> **Requirements**
Without the pictures, write out all the lines below exactly as they appear.

> **Source excerpt**
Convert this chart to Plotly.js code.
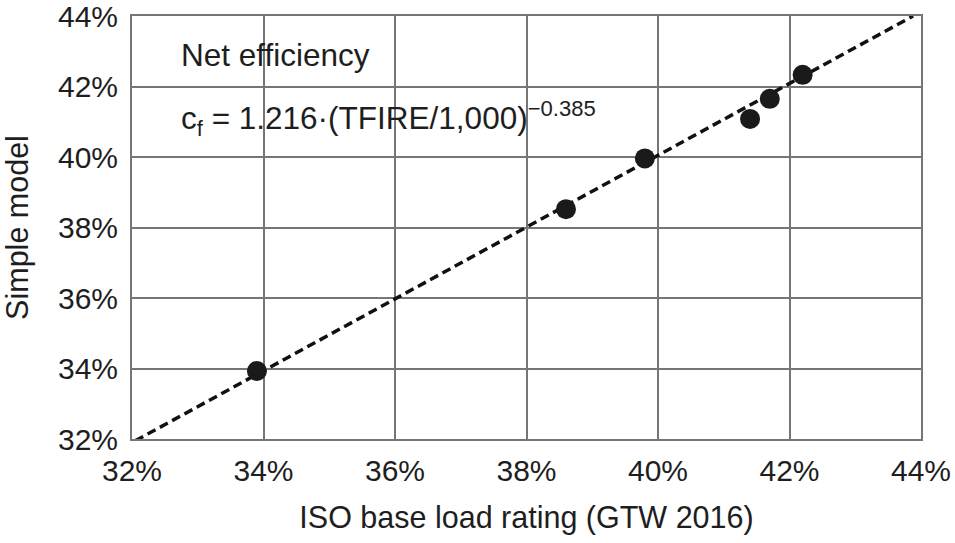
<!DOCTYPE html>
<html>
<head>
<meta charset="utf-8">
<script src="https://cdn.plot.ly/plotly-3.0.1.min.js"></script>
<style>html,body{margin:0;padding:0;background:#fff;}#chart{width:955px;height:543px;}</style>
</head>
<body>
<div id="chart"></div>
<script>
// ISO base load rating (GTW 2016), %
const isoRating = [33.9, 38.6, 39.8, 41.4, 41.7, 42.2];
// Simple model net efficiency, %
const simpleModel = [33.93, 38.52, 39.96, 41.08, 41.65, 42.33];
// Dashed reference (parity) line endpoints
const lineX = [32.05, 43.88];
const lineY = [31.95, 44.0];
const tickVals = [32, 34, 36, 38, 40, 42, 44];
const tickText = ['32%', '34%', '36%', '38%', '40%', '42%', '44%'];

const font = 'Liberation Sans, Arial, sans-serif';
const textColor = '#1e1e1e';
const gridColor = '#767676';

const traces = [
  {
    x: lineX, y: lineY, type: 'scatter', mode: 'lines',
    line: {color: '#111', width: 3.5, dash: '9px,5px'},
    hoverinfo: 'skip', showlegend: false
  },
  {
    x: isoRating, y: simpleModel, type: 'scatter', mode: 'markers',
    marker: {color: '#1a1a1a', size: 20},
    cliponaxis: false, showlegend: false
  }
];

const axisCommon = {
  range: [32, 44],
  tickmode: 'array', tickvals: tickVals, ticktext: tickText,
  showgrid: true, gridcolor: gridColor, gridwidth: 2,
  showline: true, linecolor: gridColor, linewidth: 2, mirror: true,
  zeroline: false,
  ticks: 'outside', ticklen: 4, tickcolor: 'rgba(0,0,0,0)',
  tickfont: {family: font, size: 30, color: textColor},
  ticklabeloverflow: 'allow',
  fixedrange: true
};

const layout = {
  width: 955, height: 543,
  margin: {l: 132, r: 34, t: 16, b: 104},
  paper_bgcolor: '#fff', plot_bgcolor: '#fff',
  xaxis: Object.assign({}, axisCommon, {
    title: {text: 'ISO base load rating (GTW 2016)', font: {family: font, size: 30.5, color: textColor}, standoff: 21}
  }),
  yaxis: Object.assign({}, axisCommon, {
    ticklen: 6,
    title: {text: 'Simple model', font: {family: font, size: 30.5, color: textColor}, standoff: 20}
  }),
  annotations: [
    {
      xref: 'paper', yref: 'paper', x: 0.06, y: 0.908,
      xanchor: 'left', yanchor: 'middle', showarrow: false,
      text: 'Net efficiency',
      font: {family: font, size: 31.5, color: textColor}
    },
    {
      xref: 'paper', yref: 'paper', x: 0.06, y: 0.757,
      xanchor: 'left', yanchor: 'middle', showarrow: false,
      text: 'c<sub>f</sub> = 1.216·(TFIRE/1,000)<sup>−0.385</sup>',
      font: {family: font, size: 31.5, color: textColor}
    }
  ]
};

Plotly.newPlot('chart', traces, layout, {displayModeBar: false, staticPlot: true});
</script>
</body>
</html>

> **Exercise response**
Convert this chart to Plotly.js code.
<!DOCTYPE html>
<html>
<head>
<meta charset="utf-8">
<script src="https://cdn.plot.ly/plotly-3.0.1.min.js"></script>
<style>html,body{margin:0;padding:0;background:#fff;}#chart{width:955px;height:543px;}</style>
</head>
<body>
<div id="chart"></div>
<script>
// ISO base load rating (GTW 2016), %
const isoRating = [33.9, 38.6, 39.8, 41.4, 41.7, 42.2];
// Simple model net efficiency, %
const simpleModel = [33.93, 38.52, 39.96, 41.08, 41.65, 42.33];
// Dashed reference (parity) line endpoints
const lineX = [32.05, 43.88];
const lineY = [31.95, 44.0];
const tickVals = [32, 34, 36, 38, 40, 42, 44];
const tickText = ['32%', '34%', '36%', '38%', '40%', '42%', '44%'];

const font = 'Liberation Sans, Arial, sans-serif';
const textColor = '#1e1e1e';
const gridColor = '#767676';

const traces = [
  {
    x: lineX, y: lineY, type: 'scatter', mode: 'lines',
    line: {color: '#111', width: 3.5, dash: '9px,5px'},
    hoverinfo: 'skip', showlegend: false
  },
  {
    x: isoRating, y: simpleModel, type: 'scatter', mode: 'markers',
    marker: {color: '#1a1a1a', size: 20},
    cliponaxis: false, showlegend: false
  }
];

const axisCommon = {
  range: [32, 44],
  tickmode: 'array', tickvals: tickVals, ticktext: tickText,
  showgrid: true, gridcolor: gridColor, gridwidth: 2,
  showline: true, linecolor: gridColor, linewidth: 2, mirror: true,
  zeroline: false,
  ticks: 'outside', ticklen: 4, tickcolor: 'rgba(0,0,0,0)',
  tickfont: {family: font, size: 30, color: textColor},
  ticklabeloverflow: 'allow',
  fixedrange: true
};

const layout = {
  width: 955, height: 543,
  margin: {l: 132, r: 34, t: 16, b: 104},
  paper_bgcolor: '#fff', plot_bgcolor: '#fff',
  xaxis: Object.assign({}, axisCommon, {
    title: {text: 'ISO base load rating (GTW 2016)', font: {family: font, size: 30.5, color: textColor}, standoff: 21}
  }),
  yaxis: Object.assign({}, axisCommon, {
    ticklen: 6,
    title: {text: 'Simple model', font: {family: font, size: 30.5, color: textColor}, standoff: 20}
  }),
  annotations: [
    {
      xref: 'paper', yref: 'paper', x: 0.06, y: 0.908,
      xanchor: 'left', yanchor: 'middle', showarrow: false,
      text: 'Net efficiency',
      font: {family: font, size: 31.5, color: textColor}
    },
    {
      xref: 'paper', yref: 'paper', x: 0.06, y: 0.757,
      xanchor: 'left', yanchor: 'middle', showarrow: false,
      text: 'c<sub>f</sub> = 1.216·(TFIRE/1,000)<sup>−0.385</sup>',
      font: {family: font, size: 31.5, color: textColor}
    }
  ]
};

Plotly.newPlot('chart', traces, layout, {displayModeBar: false, staticPlot: true});
</script>
</body>
</html>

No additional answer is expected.